— BEGIN —
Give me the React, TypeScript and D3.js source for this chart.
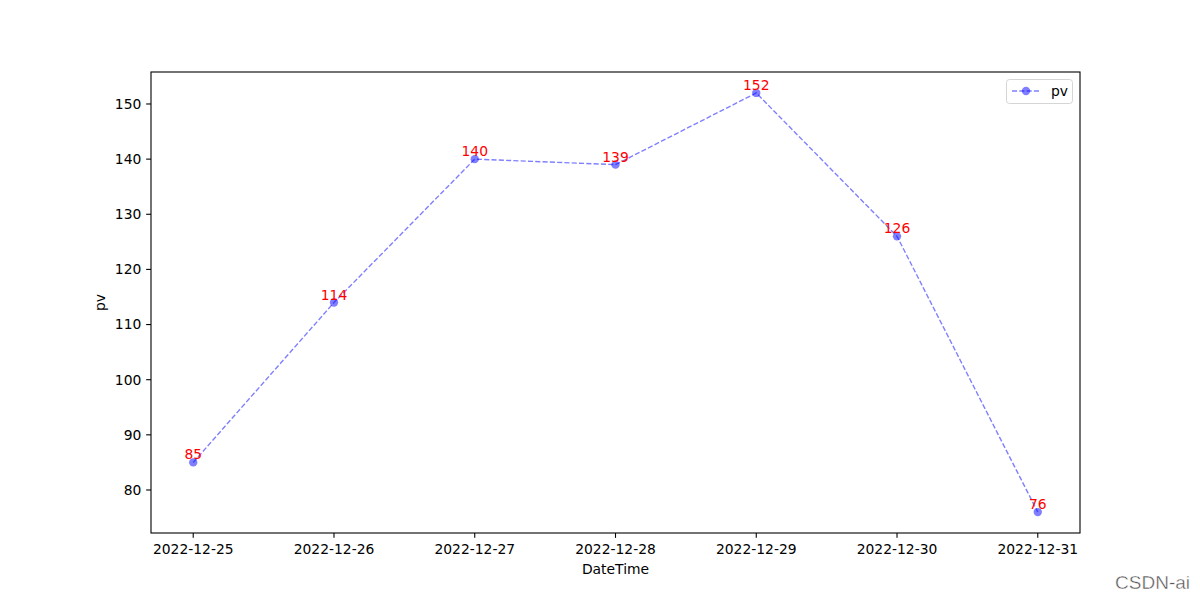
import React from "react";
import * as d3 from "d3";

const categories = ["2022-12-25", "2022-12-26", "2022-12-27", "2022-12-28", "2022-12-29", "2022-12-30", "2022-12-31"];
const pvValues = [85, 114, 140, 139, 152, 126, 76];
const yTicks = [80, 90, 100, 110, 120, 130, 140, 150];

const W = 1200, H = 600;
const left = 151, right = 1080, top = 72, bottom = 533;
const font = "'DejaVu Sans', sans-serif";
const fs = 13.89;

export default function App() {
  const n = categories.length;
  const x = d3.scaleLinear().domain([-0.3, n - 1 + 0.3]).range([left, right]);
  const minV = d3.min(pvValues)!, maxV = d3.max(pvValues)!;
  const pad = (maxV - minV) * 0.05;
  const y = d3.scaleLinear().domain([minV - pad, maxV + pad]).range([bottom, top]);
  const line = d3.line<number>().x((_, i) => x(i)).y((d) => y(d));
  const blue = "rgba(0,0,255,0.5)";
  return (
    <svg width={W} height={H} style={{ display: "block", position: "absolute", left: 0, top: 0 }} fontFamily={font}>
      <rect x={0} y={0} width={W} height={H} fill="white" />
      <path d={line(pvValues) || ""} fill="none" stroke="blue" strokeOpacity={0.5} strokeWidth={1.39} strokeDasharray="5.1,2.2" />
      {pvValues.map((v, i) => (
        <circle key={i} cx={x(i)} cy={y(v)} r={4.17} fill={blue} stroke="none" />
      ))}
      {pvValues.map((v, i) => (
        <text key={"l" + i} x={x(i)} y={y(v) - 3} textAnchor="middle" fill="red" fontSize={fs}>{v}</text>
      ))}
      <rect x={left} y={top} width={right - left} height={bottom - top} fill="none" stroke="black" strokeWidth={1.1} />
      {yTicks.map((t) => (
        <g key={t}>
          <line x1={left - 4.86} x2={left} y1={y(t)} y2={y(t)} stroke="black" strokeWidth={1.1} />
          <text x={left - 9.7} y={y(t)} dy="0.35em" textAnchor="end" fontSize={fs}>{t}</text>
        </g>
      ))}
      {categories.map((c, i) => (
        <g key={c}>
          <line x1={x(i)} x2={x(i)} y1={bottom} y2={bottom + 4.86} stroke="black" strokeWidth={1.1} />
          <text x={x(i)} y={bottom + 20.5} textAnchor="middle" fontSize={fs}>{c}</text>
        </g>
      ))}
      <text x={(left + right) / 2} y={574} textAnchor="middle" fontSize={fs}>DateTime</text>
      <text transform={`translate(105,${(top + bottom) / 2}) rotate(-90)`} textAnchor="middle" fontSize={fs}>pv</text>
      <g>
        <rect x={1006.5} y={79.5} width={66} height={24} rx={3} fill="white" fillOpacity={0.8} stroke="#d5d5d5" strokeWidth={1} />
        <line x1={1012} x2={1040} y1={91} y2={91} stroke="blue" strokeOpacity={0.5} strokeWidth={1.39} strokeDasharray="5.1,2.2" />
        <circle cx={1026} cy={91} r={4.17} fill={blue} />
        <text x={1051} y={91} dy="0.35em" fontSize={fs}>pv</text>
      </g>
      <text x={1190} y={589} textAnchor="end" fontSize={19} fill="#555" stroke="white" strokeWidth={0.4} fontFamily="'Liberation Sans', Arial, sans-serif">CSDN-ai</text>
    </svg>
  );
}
— END —
Work instructions: Print, exactly as written, the lines above from the first one to the one containing "const fs = 13.89;". Leave out pictures.

Solution to the problem:
Give me the React, TypeScript and D3.js source for this chart.
import React from "react";
import * as d3 from "d3";

const categories = ["2022-12-25", "2022-12-26", "2022-12-27", "2022-12-28", "2022-12-29", "2022-12-30", "2022-12-31"];
const pvValues = [85, 114, 140, 139, 152, 126, 76];
const yTicks = [80, 90, 100, 110, 120, 130, 140, 150];

const W = 1200, H = 600;
const left = 151, right = 1080, top = 72, bottom = 533;
const font = "'DejaVu Sans', sans-serif";
const fs = 13.89;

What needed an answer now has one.